Do you like comparing stocks versus mutual funds? Do you want to know, which type of investment is an ideal option for you? These are the four different criteria, which can be used as a litmus test to decide the kind of investment that suits you the best.
Here is letting you know how:
Age factor counts
If you are typically in your 20s to 30s belt, you can start building your investment portfolio with the help of mutual funds. You need to start off, with a very minimum capital and you can find that your investment keeps growing at a gradual pace. For beginner investors, mutual funds offer a tremendous scope for growth and your funds will be invested in diversified forms of revenue generating sources. Hence, you can also unleash the fabulous benefits of having a diversified investment portfolio.
On the other hand, if you belong to your late 40’s up until 70’s, and you are a seasoned investor, you can invest your money in stocks. Decades of exposure to the financial market helps you gauge the right type of equities, shares or stocks; you need to invest your money in. So the sophisticated form of Investment portfolio is meant for those who have been dealing with investments for quite some time.
Are you worried about your tax liability?

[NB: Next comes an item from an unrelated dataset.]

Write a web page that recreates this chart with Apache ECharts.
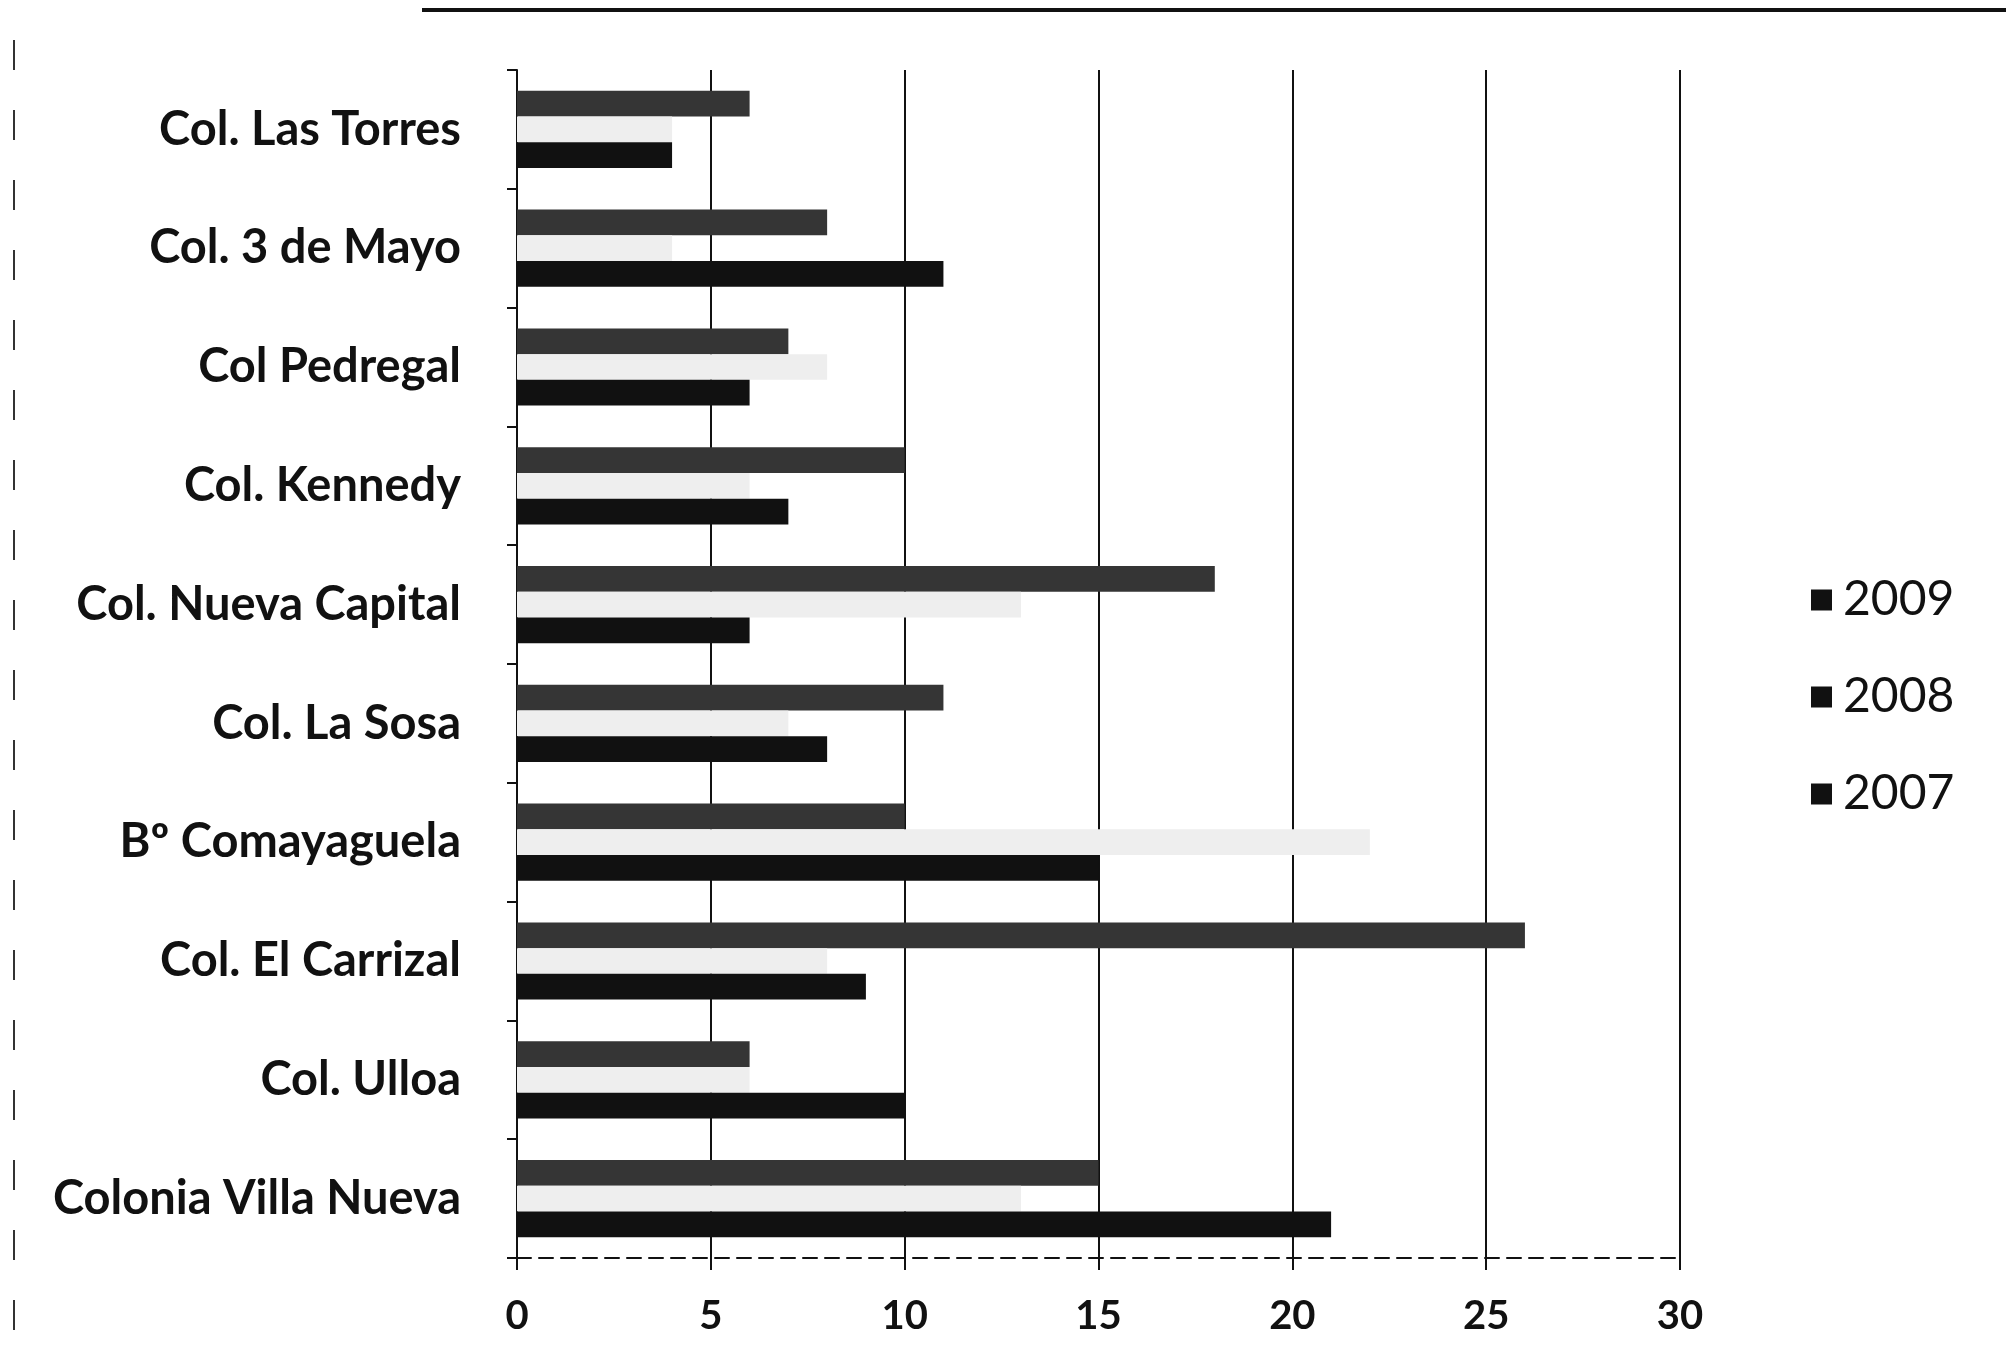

If paying up huge taxes is your sole concern, you can consider investing money in stocks. Your investment portfolio manager will inform you as to when you can accrue your dividends and take up your gains or losses that are accrued on your Demat account. Hence investing your money with stocks gives you a comprehensive tax savers plan
On the contrary, when you take mutual funds as the form of investment, you need to pay capital gain taxes irrespective of the fact whether the mutual funds are plummeting in value or dropping off in their value. There was a particular mutual fund whose value tremendously dropped on account of the 2008 recession. But, the investors still had to pay their capital gain taxes.
Do you want to have a better control over your investment portfolio?
Mutual funds are like an auto-pilot. You just invest your money in a portfolio and forget about it altogether. You can come back and review after years or even decades, to know the appreciated value of your investment portfolio. But you hardly have a clue on the type of companies or financial segments your money is invested in. Hence you are hardly aware of market instabilities affecting your investments on the whole. This form of investment is a black box investment. In other words, the transparency factor, with regard to mutual funds is bare minimum.
Investing your money with stocks keeps you well informed on what is happening with the companies you have invested your money in. The annual general meeting schedules are issued to you in the form of a booklet. You know how much capital is invested in shares or stakeholders and other sources. Hence with stocks, you are more in control of your investment portfolio and you have a clearer picture of what is happening with your money. You will also be taking too many risks as stock markets are very volatile.
Do you want your investment portfolio to be a customized one?
Well managed stock portfolios are like the limousine services. These are customized or tailor made to suit your expectation in terms of tax mitigation, prudent risk management, tactical investment strategies and income goals. You are provided with personalized investment navigation as it is you who is in complete control of your investment portfolio.
Investing your money with stocks can be compared to that of a subway. You just get on and you get off the subway along with so many others and there isn’t any form of customized or tailor-made investment plans for you to plan your income or tax savings. Although you can select high-end mutual funds, you will need to shell out additional brokerage or maintenance fees to the tune of 3 to 5% annually. For all said and done, the transparency factor with regards to mutual funds is reduced to the bare minimum.
We have seen four factors evaluating the benefits and limitations of stocks versus mutual funds. It is ultimately you, who needs to decide the type of investment that is right for you.